PROBLEM DETAILS — Please print the lines between the one with "Recreate this image" and the one with "0.54, 0.611, 0.663]", both ends included, exactly as written, with no pictures.

** begin DATA LISTING **

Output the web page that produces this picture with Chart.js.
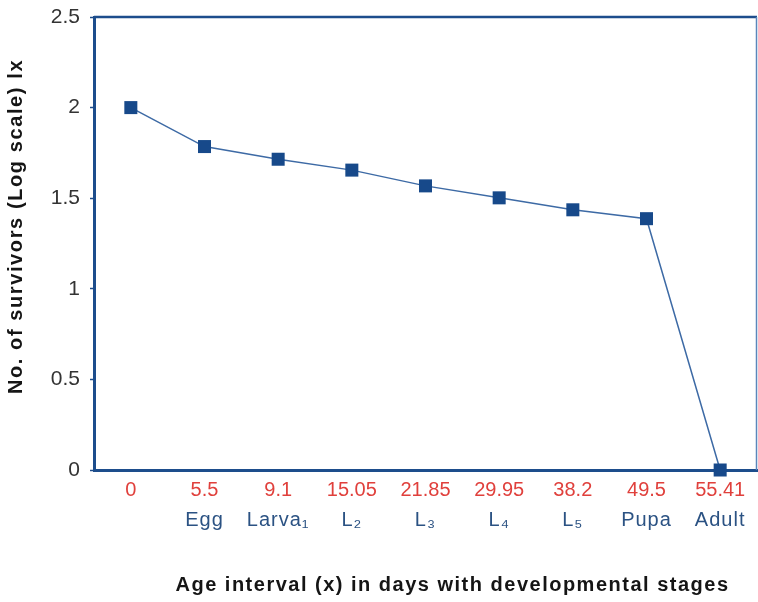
<!DOCTYPE html>
<html>
<head>
<meta charset="utf-8">
<script src="https://cdn.jsdelivr.net/npm/chart.js@4"></script>
<style>
  html, body { margin: 0; padding: 0; background: #fff; }
  #wrap { width: 758px; height: 602px; }
</style>
</head>
<body>
<div id="wrap"><canvas id="myChart"></canvas></div>
<script>
const ageDays = ['0', '5.5', '9.1', '15.05', '21.85', '29.95', '38.2', '49.5', '55.41'];
const stages = ['', 'Egg', 'Larva₁', 'L₂', 'L₃', 'L₄', 'L₅', 'Pupa', 'Adult'];
const survivorsLog = [2.0, 1.785, 1.715, 1.655, 1.568, 1.502, 1.436, 1.387, 0];
const yTicks = [0, 0.5, 1, 1.5, 2, 2.5];

const frameBlue = '#1d4d8c';
const font = "'Liberation Sans', Arial, sans-serif";

// spacing and small shifts for axis text (canvas has no css letter-spacing)
const textTweaks = {
    x: { labels: '0px' },
    stage: { labels: '1px', title: '1.5px', dx: 27, dy: 0 },
    y: { labels: '0px', title: '1.6px', dx: 0, dy: -17 }
};

const textSpacing = {
    id: 'textSpacing',
    beforeDraw(chart) {
        Object.values(chart.scales).forEach(scale => {
            const tw = textTweaks[scale.id];
            if (!tw || scale._tweaked) return;
            scale._tweaked = true;
            const origTitle = scale.drawTitle.bind(scale);
            const origLabels = scale.drawLabels.bind(scale);
            scale.drawTitle = function () {
                const c = chart.ctx;
                c.save();
                c.letterSpacing = tw.title || '0px';
                c.translate(tw.dx || 0, tw.dy || 0);
                origTitle();
                c.restore();
            };
            scale.drawLabels = function (area) {
                const c = chart.ctx;
                c.save();
                c.letterSpacing = tw.labels || '0px';
                origLabels(area);
                c.restore();
            };
        });
    }
};

// top and right edges of the plot frame
const frame = {
    id: 'frame',
    beforeDatasetsDraw(chart) {
        const { ctx, chartArea: a } = chart;
        ctx.save();
        ctx.strokeStyle = frameBlue;
        ctx.lineWidth = 2.5;
        ctx.beginPath();
        ctx.moveTo(a.left, a.top);
        ctx.lineTo(a.right, a.top);
        ctx.stroke();
        ctx.strokeStyle = '#5b86bb';
        ctx.lineWidth = 1.5;
        ctx.beginPath();
        ctx.moveTo(a.right - 0.5, a.top);
        ctx.lineTo(a.right - 0.5, a.bottom);
        ctx.stroke();
        ctx.restore();
    }
};

function noEdgePadding(scale) {
    scale.paddingLeft = 0;
    scale.paddingRight = 0;
    scale.paddingTop = 0;
    scale.paddingBottom = 0;
}

const ctx = document.getElementById('myChart');

new Chart(ctx, {
    type: 'line',
    data: {
        labels: ageDays,
        datasets: [{
            data: survivorsLog,
            borderColor: '#3d6aa5',
            borderWidth: 1.5,
            backgroundColor: '#17498a',
            pointBackgroundColor: '#17498a',
            pointBorderColor: '#17498a',
            pointBorderWidth: 0,
            pointStyle: 'rect',
            pointRadius: 9.2,
            pointHoverRadius: 9.2,
            tension: 0,
            clip: false
        }]
    },
    options: {
        responsive: true,
        maintainAspectRatio: false,
        animation: false,
        events: [],
        layout: { autoPadding: false, padding: { top: 17, right: 1, left: 0, bottom: 0 } },
        plugins: {
            legend: { display: false },
            tooltip: { enabled: false }
        },
        scales: {
            x: {
                type: 'category',
                position: 'bottom',
                weight: 0,
                offset: true,
                grid: { display: false, drawTicks: false },
                border: { display: true, color: frameBlue, width: 3 },
                ticks: {
                    color: '#e0403c',
                    font: { family: font, size: 20 },
                    padding: 8,
                    autoSkip: false,
                    maxRotation: 0
                },
                afterFit(scale) { scale.height = 36; noEdgePadding(scale); }
            },
            stage: {
                type: 'category',
                position: 'bottom',
                weight: 1,
                labels: stages,
                offset: true,
                grid: { display: false, drawTicks: false },
                border: { display: false },
                ticks: {
                    color: '#2b5283',
                    font: { family: font, size: 20 },
                    padding: 2,
                    autoSkip: false,
                    maxRotation: 0
                },
                title: {
                    display: true,
                    text: 'Age interval (x) in days with developmental stages',
                    color: '#151515',
                    font: { family: font, size: 20, weight: 'bold' },
                    padding: { top: 0, bottom: 5 }
                },
                afterFit(scale) { scale.height = 96; noEdgePadding(scale); }
            },
            y: {
                min: 0,
                max: 2.5,
                grid: { drawOnChartArea: false, drawTicks: true, tickLength: 4, color: frameBlue, tickWidth: 1.5 },
                border: { display: true, color: frameBlue, width: 3 },
                afterBuildTicks(scale) {
                    scale.ticks = yTicks.map(v => ({ value: v }));
                },
                ticks: {
                    color: '#333333',
                    font: { family: font, size: 21 },
                    padding: 10,
                    callback: v => String(v)
                },
                title: {
                    display: true,
                    text: 'No. of survivors (Log scale) lx',
                    color: '#151515',
                    font: { family: font, size: 20, weight: 'bold' },
                    padding: { top: 4, bottom: 0 }
                },
                afterFit(scale) { scale.width = 94; noEdgePadding(scale); }
            }
        }
    },
    plugins: [textSpacing, frame]
});
</script>
</body>
</html>
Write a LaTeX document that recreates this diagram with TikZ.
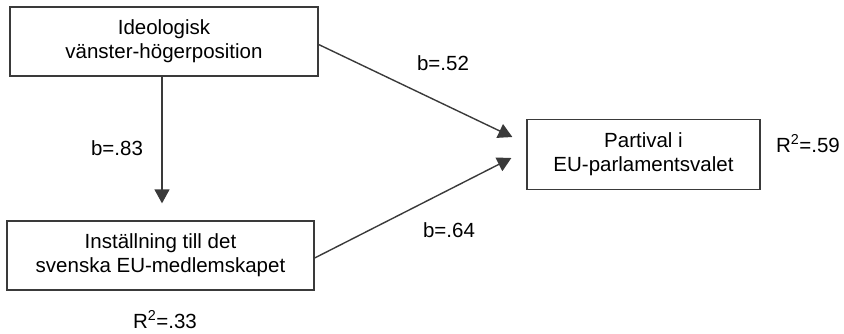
\documentclass[tikz,border=0pt]{standalone}
\usepackage{fontspec}
\setmainfont{Liberation Sans}
\usetikzlibrary{arrows.meta}
\definecolor{linegray}{HTML}{3A3A3A}
\tikzset{
	varbox/.style = {draw = linegray, line width = 1.3pt, align = center, inner sep = 0pt},
	path/.style = {draw = linegray, line width = 1.4pt, -{Triangle[length = 14pt, width = 15pt]}},
	coef/.style = {inner sep = 0pt, anchor = base}
}
\begin{document}
\begin{tikzpicture}[x = 1pt, y = -1pt, font = \fontsize{20.5}{24}\selectfont]
			\useasboundingbox (0,0) rectangle (844,333);
			%variables
			\node[varbox, minimum width = 308pt, minimum height = 69pt] (ideologi) at (164,41.5) {Ideologisk\\vänster-högerposition};
			\node[varbox, minimum width = 307pt, minimum height = 69pt] (installning) at (160.5,255.5) {Inställning till det\\svenska EU-medlemskapet};
			\node[varbox, minimum width = 233pt, minimum height = 70pt] (partival) at (643.5,154.5) {Partival i\\EU-parlamentsvalet};
			%arrow ends
			\coordinate (tipa) at ([xshift = -14pt, yshift = 17.5pt]partival.west);
			\coordinate (tipb) at ([xshift = -15pt, yshift = -3.5pt]partival.west);
			\coordinate (tipc) at ([xshift = 1.5pt, yshift = 17pt]installning.north);
			%paths
			\draw[path] (ideologi.south -| tipc) -- (tipc);
			\draw[path] ([yshift = -3pt]ideologi.east) -- (tipa);
			\draw[path] ([yshift = -2.5pt]installning.east) -- (tipb);
			%coefficients
			\node[coef] (bc) at (117,155) {b=.83};
			\node[coef] (ba) at (443,70) {b=.52};
			\node[coef] (bb) at (449,237) {b=.64};
			\node[coef] (ra) at (808,152) {R\textsuperscript{2}=.59};
			\node[coef] (rb) at (165,328) {R\textsuperscript{2}=.33};
		\end{tikzpicture}
\end{document}
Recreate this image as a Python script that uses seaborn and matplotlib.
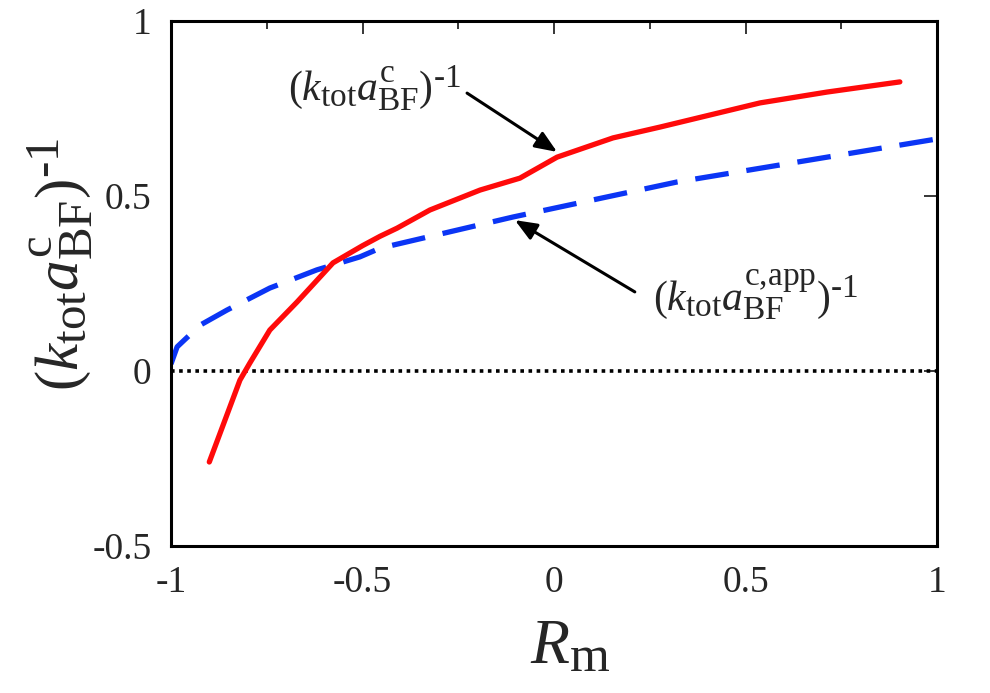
import matplotlib
matplotlib.use("Agg")
import matplotlib.pyplot as plt
import seaborn as sns
import numpy as np
from matplotlib.ticker import FixedLocator

try:
    import matplotlib._mathtext as _mt
    _mt.SHRINK_FACTOR = 0.8
except Exception:
    pass

# ---- data ----
red_x = [-0.90, -0.82, -0.794, -0.742, -0.671, -0.577, -0.50, -0.454, -0.41, -0.324,
         -0.193, -0.089, 0.008, 0.154, 0.277, 0.538, 0.713, 0.903]
red_y = [-0.26, -0.026, 0.023, 0.117, 0.197, 0.309, 0.358, 0.385, 0.408, 0.46,
         0.517, 0.551, 0.611, 0.666, 0.697, 0.766, 0.797, 0.826]

blue_x = [-1.0, -0.984, -0.924, -0.854, -0.742, -0.619, -0.507, -0.454, -0.107,
          0.321, 0.713, 1.0]
blue_y = [0.02, 0.069, 0.131, 0.174, 0.237, 0.289, 0.326, 0.351, 0.44,
          0.54, 0.611, 0.663]

x_ticks = [-1, -0.5, 0, 0.5, 1]
x_tick_labels = ["-1", "-0.5", "0", "0.5", "1"]
x_minor = [-0.75, -0.25, 0.25, 0.75]
y_ticks = [-0.5, 0, 0.5, 1]
y_tick_labels = ["-0.5", "0", "0.5", "1"]

label_red = r"$(k_{\rm tot}a_{\rm BF}^{\rm c})^{\text{-}1}$"
label_blue = r"$(k_{\rm tot}a_{\rm BF}^{\text{c,app}})^{\text{-}1}$"

sns.set_theme(style="white")
plt.rcParams["font.family"] = ["Liberation Serif", "DejaVu Serif"]
plt.rcParams["mathtext.fontset"] = "custom"
plt.rcParams["mathtext.rm"] = "Liberation Serif"
plt.rcParams["mathtext.it"] = "Liberation Serif:italic"
plt.rcParams["mathtext.bf"] = "Liberation Serif:bold"

fig = plt.figure(figsize=(9.9, 6.93), dpi=100)
ax = fig.add_axes([171/990, 1-546/693, (937-171)/990, (546-21)/693])

ax.axhline(0, color="black", lw=2.6, linestyle=(0, (1, 1.25)), zorder=1)

sns.lineplot(x=red_x, y=red_y, ax=ax, color="#ff0a0a", linewidth=3.8,
             sort=False, zorder=3)
sns.lineplot(x=blue_x, y=blue_y, ax=ax, color="#0b35f5", linewidth=3.8,
             sort=False, linestyle=(0, (6.4, 3.4)), zorder=2)

ax.set_xlim(-1, 1)
ax.set_ylim(-0.5, 1)
ax.xaxis.set_major_locator(FixedLocator(x_ticks))
ax.set_xticklabels(x_tick_labels)
ax.xaxis.set_minor_locator(FixedLocator(x_minor))
ax.yaxis.set_major_locator(FixedLocator(y_ticks))
ax.set_yticklabels(y_tick_labels)

ax.tick_params(which="both", direction="in", top=True, right=True,
               color="black", width=1.1, labelsize=27, pad=14)
ax.tick_params(which="major", length=9.5)
ax.tick_params(which="minor", length=6)
for s in ax.spines.values():
    s.set_linewidth(2.2)
    s.set_color("black")

ax.set_xlabel(r"$R_{\rm m}$", fontsize=46)
ax.xaxis.set_label_coords((570-171)/766, (546-648)/525)
ax.xaxis.label.set_va("center")
ax.set_ylabel(label_red, fontsize=44, va="center", ha="center")
ax.yaxis.set_label_coords((60-171)/766, (546-265)/525)

# annotations
ax.text(-0.695, 0.774, label_red, fontsize=30, ha="left", va="baseline")
ax.text(0.258, 0.174, label_blue, fontsize=30, ha="left", va="baseline")
arrow_kw = dict(arrowstyle="-|>,head_length=1.1,head_width=0.45",
                color="black", lw=2.2, shrinkA=0, shrinkB=0)
ax.annotate("", xy=(0.008, 0.626), xytext=(-0.227, 0.794),
            arrowprops=arrow_kw)
ax.annotate("", xy=(-0.102, 0.431), xytext=(0.211, 0.226),
            arrowprops=arrow_kw)

fig.savefig("out.png", dpi=100)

** end DATA LISTING **

ANSWER FOR THIS EXERCISE —
Recreate this image as a Python script that uses seaborn and matplotlib.
import matplotlib
matplotlib.use("Agg")
import matplotlib.pyplot as plt
import seaborn as sns
import numpy as np
from matplotlib.ticker import FixedLocator

try:
    import matplotlib._mathtext as _mt
    _mt.SHRINK_FACTOR = 0.8
except Exception:
    pass

# ---- data ----
red_x = [-0.90, -0.82, -0.794, -0.742, -0.671, -0.577, -0.50, -0.454, -0.41, -0.324,
         -0.193, -0.089, 0.008, 0.154, 0.277, 0.538, 0.713, 0.903]
red_y = [-0.26, -0.026, 0.023, 0.117, 0.197, 0.309, 0.358, 0.385, 0.408, 0.46,
         0.517, 0.551, 0.611, 0.666, 0.697, 0.766, 0.797, 0.826]

blue_x = [-1.0, -0.984, -0.924, -0.854, -0.742, -0.619, -0.507, -0.454, -0.107,
          0.321, 0.713, 1.0]
blue_y = [0.02, 0.069, 0.131, 0.174, 0.237, 0.289, 0.326, 0.351, 0.44,
          0.54, 0.611, 0.663]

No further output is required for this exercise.